Id. at 397, n.2 (citations omitted).

¶ 13. Further, we are persuaded by the reasoning of the New Jersey Superior Court in a case with similar facts. In Citizens Nat'l Bank v. Fort Lee S&L Ass'n, 218 A.2d 315 (N.J. Super. Ct. Law div. 1965), a bank issued immediate credit on a check. The facts were more egregious because the account into which the check was deposited was overdrawn at the time of the deposit. The drawer placed a stop-payment order on the check, and argued that the Bank was not a holder in due course because it failed to act in good faith when it issued immediate credit.

¶ 14. The court concluded that the fact the account was overdrawn did not constitute bad faith. Id. at 319. The court stated:

It would hinder commercial transactions if depository banks refused to permit the withdrawal prior to the clearance of checks. Apparently banking practice is to the contrary.

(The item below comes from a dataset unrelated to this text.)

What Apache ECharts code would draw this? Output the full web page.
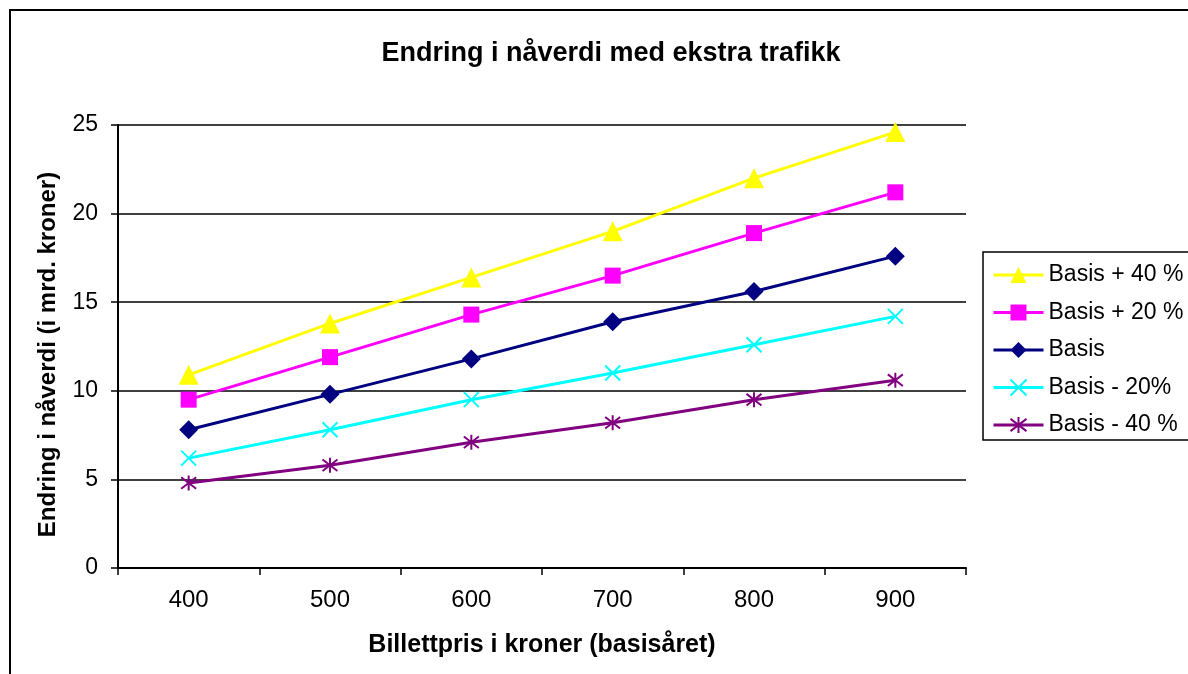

It is clear that the Uniform Commercial Code was intended to permit the continuation of this practice and to protect banks who have given credit on deposited items prior to notice of a stop payment order. . . .

Id. Furthermore,

a depository bank may properly charge an account by honoring a check drawn by a depositor even though it creates an overdraft. It would be anomalous for a bank *691 to lose its status as a holder in due course merely because it has notice that the account of its depositor is overdrawn.

Id. at 317-18.

¶ 15. These cases teach that extending immediate credit is not contrary to reasonable commercial standards of fair dealing. Moreover, it does not matter whether, as here, the account had been overdrawn previously. Mid Wisconsin's policy is to place holds on checks when it has reasonable doubt about the check based on the depositor's history. Here there was no reasonable doubt. Whenever Forsgard had been overdrawn previously, it always deposited funds to cover the overdraft when the bank alerted it to the problem. Mid Wisconsin had no reason to suspect there would be any problem if immediate credit was extended for this check. Consequently, we conclude that Mid Wisconsin observed reasonable commercial standards of fair dealing and therefore was a holder in due course. Under WIS. STAT. § 403.305, Mid Wisconsin has the right to recover its losses from Lakeshore.[4]

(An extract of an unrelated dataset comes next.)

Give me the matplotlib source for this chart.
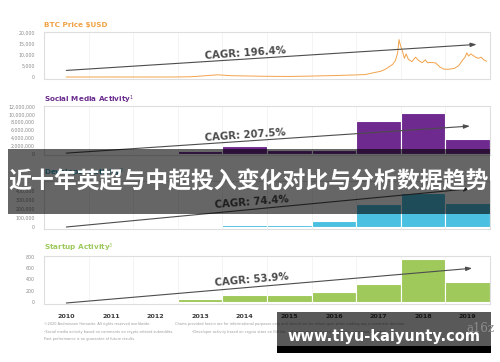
import matplotlib
matplotlib.use('Agg')
import matplotlib.pyplot as plt
from matplotlib.patches import Rectangle
from matplotlib.ticker import FuncFormatter

# years shown on the x axis
years = [2010, 2011, 2012, 2013, 2014, 2015, 2016, 2017, 2018, 2019]

# BTC price (decimal year, USD)
btc_t = [2010.5, 2011.0, 2011.45, 2012.0, 2012.9, 2013.3, 2013.9, 2014.2, 2014.9,
         2015.5, 2015.9, 2016.5, 2016.9, 2017.2, 2017.4, 2017.55, 2017.65, 2017.75,
         2017.82, 2017.88, 2017.93, 2017.96, 2017.99, 2018.04, 2018.08, 2018.12,
         2018.17, 2018.25, 2018.33, 2018.4, 2018.48, 2018.55, 2018.6, 2018.68,
         2018.78, 2018.88, 2018.96, 2019.05, 2019.2, 2019.3, 2019.38, 2019.44,
         2019.48, 2019.52, 2019.57, 2019.62, 2019.68, 2019.74, 2019.8, 2019.86,
         2019.92]
btc_v = [0, 0, 20, 5, 13, 120, 1000, 600, 350,
         250, 400, 650, 900, 1100, 2000, 2600, 3500, 4800,
         5800, 7500, 11000, 17000, 14500, 11500, 8500, 10500,
         8000, 7000, 9000, 7500, 6500, 7800, 6500, 6600,
         6400, 4500, 3600, 3500, 3900, 5200, 7500, 9000,
         11000, 9500, 10500, 9800, 9000, 8500, 9000, 7800,
         7200]

social_vals = [0, 0, 0, 750000, 1800000, 900000, 900000, 8200000, 10300000, 3600000]
dev_vals = [0, 0, 0, 8000, 18000, 22000, 67000, 255000, 375000, 265000]
startup_vals = [0, 10, 10, 60, 125, 120, 172, 320, 760, 350]

titles = ['BTC Price $USD', 'Social Media Activity$^1$',
          'Developer Activity$^2$', 'Startup Activity$^3$']
title_colors = ['#F0A346', '#6B2D8F', '#3FA9CC', '#9DC95C']
cagr_labels = ['CAGR: 196.4%', 'CAGR: 207.5%', 'CAGR: 74.4%', 'CAGR: 53.9%']

W, H = 500, 362
fig = plt.figure(figsize=(W / 100, H / 100), dpi=100)
fig.patch.set_facecolor('white')


def px_axes(top, bottom, left=44, right=490):
    return fig.add_axes([left / W, 1 - bottom / H, (right - left) / W, (bottom - top) / H])


def style(ax, yticks, ylim):
    ax.set_xlim(-0.5, 9.5)
    ax.set_ylim(*ylim)
    ax.set_yticks(yticks)
    ax.yaxis.set_major_formatter(FuncFormatter(lambda v, p: f'{v:,.0f}'))
    ax.tick_params(axis='y', length=0, pad=6.5, labelsize=3.4, labelcolor='#8a8a8a')
    ax.tick_params(axis='x', length=0)
    ax.set_xticks(range(len(years)))
    ax.set_xticklabels([])
    for x in range(len(years) - 1):
        ax.axvline(x + 0.5, color='#f0f0f0', lw=0.5, zorder=0)
    for s in ax.spines.values():
        s.set_color('#dedede')
        s.set_linewidth(0.8)


def cagr_arrow(ax, start, end):
    ax.annotate('', xy=end, xytext=start,
                arrowprops=dict(arrowstyle='-|>,head_length=0.35,head_width=0.12',
                                color='#4d4d4d', lw=0.8, shrinkA=0, shrinkB=0),
                zorder=5)


idx = list(range(len(years)))

# BTC
ax1 = px_axes(32, 79)
style(ax1, [0, 5000, 10000, 15000, 20000], (-900, 20450))
ax1.plot([t - 2010.5 for t in btc_t], btc_v, color='#F2A24A', lw=0.7)
cagr_arrow(ax1, (0, 3000), (9.2, 14800))

# Social media
ax2 = px_axes(106, 155)
style(ax2, [0, 2e6, 4e6, 6e6, 8e6, 10e6, 12e6], (-380000, 12130000))
ax2.bar(idx, social_vals, width=1.0, color='#6E2A8E', edgecolor='white', lw=0.8)
cagr_arrow(ax2, (0, 100000), (9.05, 7000000))

# Developer
ax3 = px_axes(181, 229)
style(ax3, [0, 100000, 200000, 300000, 400000], (-22000, 505000))
ax3.bar(idx, dev_vals, width=1.0, color='#4BC0E0', edgecolor='white', lw=0.8)
cagr_arrow(ax3, (0, 0), (9.05, 420000))

# Startup
ax4 = px_axes(256, 304)
style(ax4, [0, 200, 400, 600, 800], (-36, 818))
ax4.bar(idx, startup_vals, width=1.0, color='#9FC95A', edgecolor='white', lw=0.8)
cagr_arrow(ax4, (0, -18), (9.1, 600))
ax4.set_xticklabels([str(y) for y in years], fontsize=4.6, fontweight='bold', color='#3a3a3a')
ax4.tick_params(axis='x', pad=7)

# titles and CAGR labels
for title, col, y in zip(titles, title_colors, [25, 100, 173, 248]):
    fig.text(44 / W, 1 - y / H, title, color=col, fontsize=5.2, fontweight='bold', va='center')
for lab, (x, y), rot in zip(cagr_labels, [(245, 53), (245, 135), (252, 202), (252, 280)], [4, 4, 4.5, 5]):
    fig.text(x / W, 1 - y / H, lab, color='#4a4a4a', fontsize=7.3, fontweight='bold',
             ha='center', va='center', rotation=rot)

# footnotes
foot = [
    (44, 324, '©2020 Andreessen Horowitz. All rights reserved worldwide.'),
    (175, 324, 'Charts provided herein are for informational purposes only and should not be relied upon when making any investment decision.'),
    (44, 331.5, '¹Social media activity based on comments on crypto-related subreddits.'),
    (192, 331.5, '²Developer activity based on crypto stars on GitHub.   ³Startup activity based on crypto companies founded.'),
    (44, 339, 'Past performance is no guarantee of future results.'),
]
for x, y, s in foot:
    fig.text(x / W, 1 - y / H, s, fontsize=2.5, color='#9a9a9a', va='center')

# overlay banner
fig.add_artist(Rectangle((8 / W, 1 - 214 / H), 482 / W, 65 / H, transform=fig.transFigure,
                         facecolor='black', alpha=0.6, edgecolor='none', zorder=10))
fig.text(249 / W, 1 - 182 / H, '近十年英超与中超投入变化对比与分析数据趋势', color='white',
         fontsize=16.5, fontweight='bold', family=['Noto Sans CJK SC', 'DejaVu Sans'],
         ha='center', va='center', zorder=11)

# bottom watermark
fig.add_artist(Rectangle((277 / W, 1 - 346 / H), 214 / W, 34 / H, transform=fig.transFigure,
                         facecolor='black', alpha=0.65, edgecolor='none', zorder=10))
fig.add_artist(Rectangle((277 / W, 1 - 353 / H), 214 / W, 7 / H, transform=fig.transFigure,
                         facecolor='black', edgecolor='none', zorder=10))
fig.text(480 / W, 1 - 328 / H, 'a16z', color='#8c8c8c', fontsize=8.5, family='DejaVu Serif',
         ha='center', va='center', zorder=11)
fig.text(384 / W, 1 - 337 / H, 'www.tiyu-kaiyunty.com', color='white', fontsize=10.5,
         fontweight='bold', ha='center', va='center', zorder=12)

fig.savefig('out.png', dpi=100)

By the Court.—Judgment affirmed.

NOTES

[1] Richard Forsgard, the owner of Forsgard Trading, has fled to Sweden and is therefore beyond the reach of these proceedings. In this opinion, "Forsgard" refers to Forsgard Trading while Richard Forsgard will be referred to by his full name.

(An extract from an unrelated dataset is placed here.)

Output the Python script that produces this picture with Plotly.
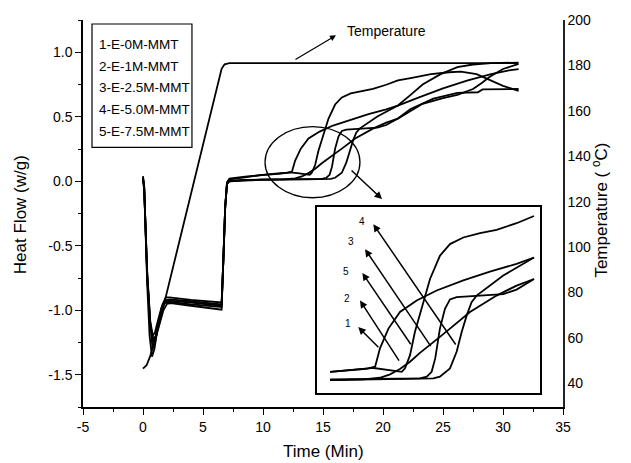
import plotly.graph_objects as go

# ---------------- data ----------------
legend_labels = ["1-E-0M-MMT", "2-E-1M-MMT", "3-E-2.5M-MMT", "4-E-5.0M-MMT", "5-E-7.5M-MMT"]

t1 = [0, 0.1, 0.35, 0.6, 0.8, 1.0, 1.3, 1.6, 1.9, 2.2, 4.0, 6.55, 6.7, 6.85, 7.0, 7.2, 8.5, 9.91,
      11.02, 12.04, 12.41, 12.68, 13.15, 13.79, 14.72, 15.83, 17.31, 18.79, 20.27, 21.24,
      23.0, 25.0, 27.0, 29.0, 30.5, 31.3]
hf1 = [0.03, -0.05, -0.72, -1.1, -1.2, -1.17, -1.06, -0.96, -0.9, -0.9, -0.92, -0.94, -0.6, -0.2,
       -0.01, 0.02, 0.035, 0.05, 0.058, 0.066, 0.074, 0.16, 0.253, 0.331, 0.385, 0.432, 0.479,
       0.521, 0.557, 0.587, 0.65, 0.72, 0.78, 0.83, 0.86, 0.87]

t2 = [0, 0.1, 0.35, 0.6, 0.85, 1.05, 1.35, 1.65, 1.95, 2.2, 4.0, 6.55, 6.7, 6.85, 7.0, 7.2, 8.5, 9.91,
      11.76, 12.68, 13.24, 13.79, 14.35, 14.90, 15.46, 16.01, 16.57, 17.68, 19.16, 20.27, 21.24,
      23.3, 25.0, 26.2, 27.5, 28.2, 28.9, 30.0, 31.3]
hf2 = [0.02, -0.06, -0.75, -1.12, -1.25, -1.2, -1.08, -0.97, -0.92, -0.915, -0.93, -0.955, -0.6,
       -0.2, -0.02, 0.005, 0.01, 0.011, 0.014, 0.022, 0.038, 0.063, 0.097, 0.139, 0.175, 0.214,
       0.253, 0.331, 0.408, 0.455, 0.486, 0.6, 0.645, 0.67, 0.715, 0.76, 0.81, 0.87, 0.91]

t3 = [0, 0.1, 0.35, 0.55, 0.75, 0.95, 1.25, 1.55, 1.85, 2.2, 4.0, 6.55, 6.7, 6.85, 7.0, 7.2, 8.5, 9.91,
      13.61, 14.90, 15.28, 15.55, 15.75, 16.01, 16.29, 16.57, 16.94, 18.24, 19.53, 20.27, 21.24,
      22.3, 24.2, 26.2, 27.9, 28.3, 29.5, 31.3]
hf3 = [0.03, -0.04, -0.8, -1.2, -1.36, -1.3, -1.12, -0.98, -0.94, -0.935, -0.955, -0.975, -0.6,
       -0.2, -0.02, 0.0, 0.008, 0.014, 0.016, 0.019, 0.027, 0.05, 0.113, 0.253, 0.346, 0.39, 0.401,
       0.408, 0.415, 0.436, 0.486, 0.56, 0.64, 0.685, 0.69, 0.712, 0.714, 0.715]

t4 = [0, 0.1, 0.35, 0.6, 0.85, 1.1, 1.4, 1.7, 2.0, 2.3, 4.0, 6.55, 6.7, 6.85, 7.0, 7.2, 8.5, 9.91,
      13.61, 15.65, 16.01, 16.57, 16.94, 17.22, 17.50, 17.77, 18.05, 19.53, 21.24, 22.3, 23.3,
      24.8, 26.2, 27.5, 29.0, 31.3]
hf4 = [0.01, -0.07, -0.7, -1.08, -1.22, -1.2, -1.1, -1.0, -0.95, -0.945, -0.965, -0.995, -0.6,
       -0.2, -0.02, 0.0, 0.005, 0.011, 0.014, 0.019, 0.027, 0.066, 0.144, 0.237, 0.315, 0.377,
       0.408, 0.502, 0.587, 0.67, 0.75, 0.83, 0.885, 0.905, 0.915, 0.92]

t5 = [0, 0.1, 0.35, 0.6, 0.8, 1.0, 1.3, 1.6, 1.9, 2.2, 4.0, 6.55, 6.7, 6.85, 7.0, 7.2, 8.5, 9.91,
      11.02, 11.76, 12.23, 12.87, 13.89, 14.07, 14.35, 14.62, 14.99, 15.46, 16.01, 16.57, 17.31,
      18.24, 19.16, 20.27, 21.24, 22.3, 24.0, 25.5, 26.5, 27.8, 28.8, 30.0, 31.3]
hf5 = [0.04, -0.05, -0.73, -1.1, -1.3, -1.25, -1.1, -0.98, -0.93, -0.925, -0.94, -0.965, -0.6,
       -0.2, -0.01, 0.015, 0.03, 0.05, 0.056, 0.063, 0.069, 0.063, 0.05, 0.066, 0.128, 0.237,
       0.346, 0.486, 0.595, 0.65, 0.681, 0.701, 0.717, 0.748, 0.782, 0.8, 0.83, 0.845, 0.85,
       0.83, 0.79, 0.74, 0.70]

temp_t = [0, 0.3, 0.6, 1.0, 1.5, 2.5, 3.5, 5.0, 6.3, 6.55, 6.8, 7.2, 31.2]
temp_c = [46.5, 48, 52, 59, 69.5, 91, 112.5, 145, 173, 178.5, 180.5, 181, 181]

x_tick_vals = [-5, 0, 5, 10, 15, 20, 25, 30, 35]
x_tick_text = ["-5", "0", "5", "10", "15", "20", "25", "30", "35"]
y_tick_vals = [-1.5, -1.0, -0.5, 0.0, 0.5, 1.0]
y_tick_text = ["-1.5", "-1.0", "-0.5", "0.0", "0.5", "1.0"]
temp_tick_vals = [40, 60, 80, 100, 120, 140, 160, 180, 200]
temp_tick_text = ["40", "60", "80", "100", "120", "140", "160", "180", "200"]
inset_labels = ["4", "3", "5", "2", "1"]

# ---------------- figure ----------------
FONT = "Liberation Sans, Arial, sans-serif"
curves = [(t1, hf1), (t2, hf2), (t3, hf3), (t4, hf4), (t5, hf5)]
INSET_T = (9.6, 21.3)

fig = go.Figure()
for (tt, hh), name in zip(curves, legend_labels):
    fig.add_trace(go.Scatter(x=tt, y=hh, mode="lines", name=name,
                             line=dict(color="black", width=1.8),
                             xaxis="x", yaxis="y", showlegend=False))
    ti = [a for a, b in zip(tt, hh) if INSET_T[0] <= a <= INSET_T[1]]
    hi = [b for a, b in zip(tt, hh) if INSET_T[0] <= a <= INSET_T[1]]
    fig.add_trace(go.Scatter(x=ti, y=hi, mode="lines", name=name,
                             line=dict(color="black", width=1.8),
                             xaxis="x2", yaxis="y2", showlegend=False))

fig.add_trace(go.Scatter(x=temp_t, y=temp_c, mode="lines", name="Temperature",
                         line=dict(color="black", width=1.8),
                         xaxis="x", yaxis="y3", showlegend=False))

axis_common = dict(showgrid=False, zeroline=False, showline=True, linecolor="black",
                   linewidth=1.5, tickcolor="black",
                   tickfont=dict(family=FONT, size=14, color="black"))

fig.update_layout(
    width=631, height=463, autosize=False,
    margin=dict(l=83, r=68, t=18, b=56),
    paper_bgcolor="white", plot_bgcolor="white",
    font=dict(family=FONT, color="black"),
    xaxis=dict(range=[-5, 35], domain=[0, 1], anchor="y",
               tickmode="array", tickvals=x_tick_vals, ticktext=x_tick_text,
               ticks="outside", ticklen=6, tickwidth=1.3,
               minor=dict(tickmode="linear", tick0=-5, dtick=2.5, ticks="outside",
                          ticklen=3, tickwidth=1.2, tickcolor="black"),
               **axis_common),
    yaxis=dict(range=[-1.75, 1.25], domain=[0, 1], anchor="x",
               tickmode="array", tickvals=y_tick_vals, ticktext=y_tick_text,
               ticks="outside", ticklen=6, tickwidth=1.3,
               minor=dict(tickmode="linear", tick0=0, dtick=0.25, ticks="outside",
                          ticklen=3, tickwidth=1.2, tickcolor="black"),
               **axis_common),
    yaxis3=dict(range=[29.6, 200], overlaying="y", side="right", anchor="x",
                tickmode="array", tickvals=temp_tick_vals, ticktext=temp_tick_text,
                ticks="", showgrid=False, zeroline=False, showline=True,
                linecolor="#222", linewidth=1.5,
                tickfont=dict(family=FONT, size=14, color="black")),
    xaxis2=dict(range=[9.18, 21.57], domain=[0.4875, 0.952], anchor="y2",
                showticklabels=False, ticks="", showgrid=False, zeroline=False,
                showline=True, mirror=True, linecolor="black", linewidth=1.6),
    yaxis2=dict(range=[-0.05, 0.824], domain=[0.036, 0.5167], anchor="x2",
                showticklabels=False, ticks="", showgrid=False, zeroline=False,
                showline=True, mirror=True, linecolor="black", linewidth=1.6),
)

# ellipse highlighting the zoomed region
fig.add_shape(type="circle", xref="x", yref="y", x0=10.17, x1=18.08, y0=-0.128, y1=0.423,
              line=dict(color="black", width=1.3))

# legend box
fig.add_shape(type="rect", xref="paper", yref="paper", x0=0.01875, x1=0.227, y0=0.671, y1=0.9897,
              line=dict(color="black", width=1.2), fillcolor="white", layer="below")
legend_y = [0.9357, 0.8805, 0.8252, 0.7686, 0.7121]
for lab, yy in zip(legend_labels, legend_y):
    fig.add_annotation(text=lab, xref="paper", yref="paper", x=0.0292, y=yy,
                       xanchor="left", yanchor="middle", showarrow=False,
                       font=dict(family=FONT, size=13.5, color="black"))

# axis titles
fig.add_annotation(text="Time (Min)", xref="paper", yref="paper", x=0.5, y=-0.1157,
                   xanchor="center", yanchor="middle", showarrow=False,
                   font=dict(family=FONT, size=17, color="black"))
fig.add_annotation(text="Heat Flow (w/g)", xref="paper", yref="paper", x=-0.131, y=0.496,
                   xanchor="center", yanchor="middle", showarrow=False, textangle=-90,
                   font=dict(family=FONT, size=17, color="black"))
fig.add_annotation(text="Temperature ( <sup>o</sup>C)", xref="paper", yref="paper", x=1.077, y=0.51,
                   xanchor="center", yanchor="middle", showarrow=False, textangle=-90,
                   font=dict(family=FONT, size=17, color="black"))

# "Temperature" label and arrow
fig.add_annotation(text="Temperature", xref="x", yref="y", x=20.33, y=1.162,
                   xanchor="center", yanchor="middle", showarrow=False,
                   font=dict(family=FONT, size=14, color="black"))
fig.add_annotation(text="", xref="x", yref="y", x=16.08, y=1.131, ax=-42, ay=25,
                   showarrow=True, arrowhead=2, arrowsize=1, arrowwidth=1.2, arrowcolor="black")

# arrow from ellipse to inset
fig.add_annotation(text="", xref="x", yref="y", x=19.92, y=-0.138, ax=-32, ay=-30,
                   showarrow=True, arrowhead=2, arrowsize=1, arrowwidth=1.5, arrowcolor="black")

# inset arrows and labels
inset_arrows = [  # head x, head y, ax, ay, label x, label y
    (12.31, 0.743, 83.4, 121.7, 11.66, 0.754),
    (11.85, 0.626, 66.7, 98.4, 11.05, 0.660),
    (11.70, 0.514, 49.4, 72.7, 10.77, 0.522),
    (11.57, 0.385, 40.0, 61.7, 10.83, 0.396),
    (11.47, 0.260, 21.7, 21.6, 10.92, 0.276),
]
for lab, (hx, hy, ax, ay, lx, ly) in zip(inset_labels, inset_arrows):
    fig.add_annotation(text="", xref="x2", yref="y2", x=hx, y=hy, ax=ax, ay=ay,
                       showarrow=True, arrowhead=2, arrowsize=1, arrowwidth=1.5,
                       arrowcolor="black")
    fig.add_annotation(text=lab, xref="x2", yref="y2", x=lx, y=ly, showarrow=False,
                       xanchor="center", yanchor="middle",
                       font=dict(family=FONT, size=10, color="black"))

fig.write_html("out.html", config={"displayModeBar": False},
               post_script="document.body.style.margin='0px';document.body.style.padding='0px';")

[2] All references to the Wisconsin Statutes are to the 2001-02 version unless otherwise noted.

[3] WISCONSIN STAT. § 403.301(1) also lists other factors for determining whether a holder of an instrument is a holder in due course. Only the good faith element is disputed in this case.

[4] Lakeshore also argues that the right of a drawer to stop payment on a check should trump a bank's right to recover for its losses. However, Mid Wisconsin never challenged Lakeshore's right to stop payment on the check. Lakeshore was entitled to exercise its right to stop payment, but in doing so it must accept the consequences that result under WIS. STAT. § 403.305.